● **Task to complete**:
Repeat, exactly and completely, the material that follows. Omit the pictures.

— START OF Data section —

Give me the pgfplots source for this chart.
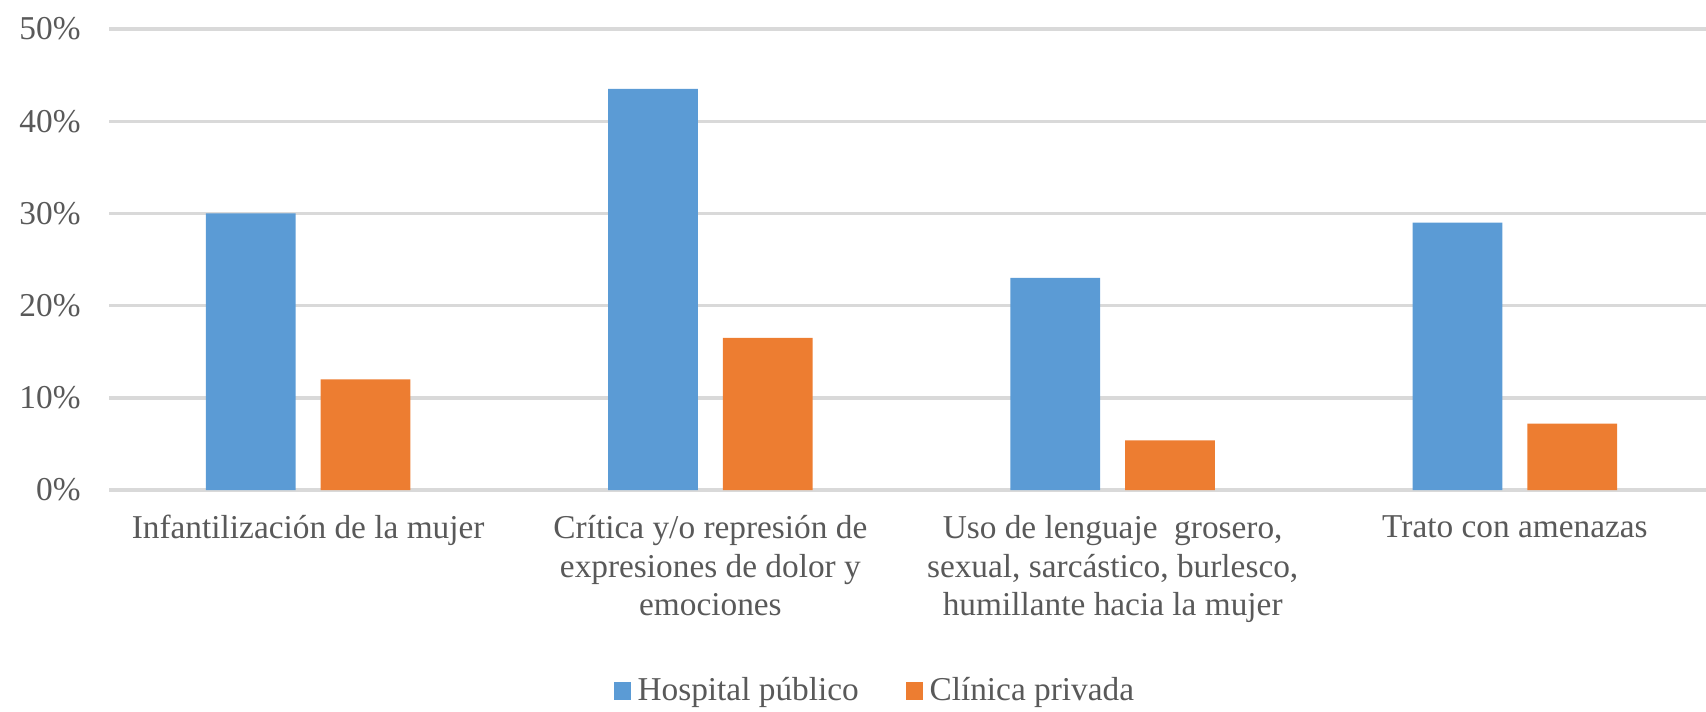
\documentclass[border=0pt]{standalone}
\usepackage{fontspec}
\setmainfont{Liberation Serif}
\usepackage{pgfplots}
\pgfplotsset{compat=1.18}
\definecolor{hosp}{HTML}{5B9BD5}
\definecolor{clin}{HTML}{ED7D31}
\definecolor{txt}{HTML}{595959}
\definecolor{gridc}{HTML}{D9D9D9}
\begin{document}
\begin{tikzpicture}
\begin{axis}[
    scale only axis,
    width=479pt, height=138.3pt,
    ybar=7.5pt, bar width=26.9pt,
    xmin=-0.495, xmax=3.475,
    ymin=0, ymax=50,
    xtick=data,
    xticklabels={
        {Infantilización de la mujer},
        {Crítica y/o represión de\\expresiones de dolor y\\emociones},
        {Uso de lenguaje\ \ grosero,\\sexual, sarcástico, burlesco,\\humillante hacia la mujer},
        {Trato con amenazas}},
    xticklabel style={align=center, font=\fontsize{10}{11.6}\selectfont, text=txt, yshift=-4pt},
    ytick={0,10,20,30,40,50},
    yticklabel={\pgfmathprintnumber{\tick}\%},
    yticklabel style={font=\fontsize{10}{12}\selectfont, text=txt, xshift=-5pt},
    /pgf/number format/assume math mode=true,
    major tick length=0pt,
    xmajorgrids=false,
    ymajorgrids=true,
    y grid style={draw=gridc, line width=1pt},
    axis x line*=bottom, axis y line*=left,
    x axis line style={draw=gridc, line width=1.2pt, -},
    y axis line style={draw=none},
    enlarge y limits=false,
    legend style={at={(0.481,0)}, anchor=center, yshift=-60.3pt, draw=none,
        font=\fontsize{10}{12}\selectfont, text=txt, legend columns=-1,
        /tikz/every even column/.append style={column sep=12pt}},
    legend image code/.code={\fill (0pt,-2.6pt) rectangle (5.2pt,2.6pt);},
]
\addplot[fill=hosp, draw=none] coordinates {(0,30) (1,43.5) (2,23) (3,29)};
\addplot[fill=clin, draw=none] coordinates {(0,12) (1,16.5) (2,5.4) (3,7.2)};
\legend{Hospital público, Clínica privada}
\end{axis}
\pgfresetboundingbox
\path (-32.7pt,-66.3pt) rectangle (479pt,147pt);
\end{tikzpicture}
\end{document}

— END OF Data section —

● **Worked solution**:
Give me the pgfplots source for this chart.
\documentclass[border=0pt]{standalone}
\usepackage{fontspec}
\setmainfont{Liberation Serif}
\usepackage{pgfplots}
\pgfplotsset{compat=1.18}
\definecolor{hosp}{HTML}{5B9BD5}
\definecolor{clin}{HTML}{ED7D31}
\definecolor{txt}{HTML}{595959}
\definecolor{gridc}{HTML}{D9D9D9}
\begin{document}
\begin{tikzpicture}
\begin{axis}[
    scale only axis,
    width=479pt, height=138.3pt,
    ybar=7.5pt, bar width=26.9pt,
    xmin=-0.495, xmax=3.475,
    ymin=0, ymax=50,
    xtick=data,
    xticklabels={
        {Infantilización de la mujer},
        {Crítica y/o represión de\\expresiones de dolor y\\emociones},
        {Uso de lenguaje\ \ grosero,\\sexual, sarcástico, burlesco,\\humillante hacia la mujer},
        {Trato con amenazas}},
    xticklabel style={align=center, font=\fontsize{10}{11.6}\selectfont, text=txt, yshift=-4pt},
    ytick={0,10,20,30,40,50},
    yticklabel={\pgfmathprintnumber{\tick}\%},
    yticklabel style={font=\fontsize{10}{12}\selectfont, text=txt, xshift=-5pt},
    /pgf/number format/assume math mode=true,
    major tick length=0pt,
    xmajorgrids=false,
    ymajorgrids=true,
    y grid style={draw=gridc, line width=1pt},
    axis x line*=bottom, axis y line*=left,
    x axis line style={draw=gridc, line width=1.2pt, -},
    y axis line style={draw=none},
    enlarge y limits=false,
    legend style={at={(0.481,0)}, anchor=center, yshift=-60.3pt, draw=none,
        font=\fontsize{10}{12}\selectfont, text=txt, legend columns=-1,
        /tikz/every even column/.append style={column sep=12pt}},
    legend image code/.code={\fill (0pt,-2.6pt) rectangle (5.2pt,2.6pt);},
]
\addplot[fill=hosp, draw=none] coordinates {(0,30) (1,43.5) (2,23) (3,29)};
\addplot[fill=clin, draw=none] coordinates {(0,12) (1,16.5) (2,5.4) (3,7.2)};
\legend{Hospital público, Clínica privada}
\end{axis}
\pgfresetboundingbox
\path (-32.7pt,-66.3pt) rectangle (479pt,147pt);
\end{tikzpicture}
\end{document}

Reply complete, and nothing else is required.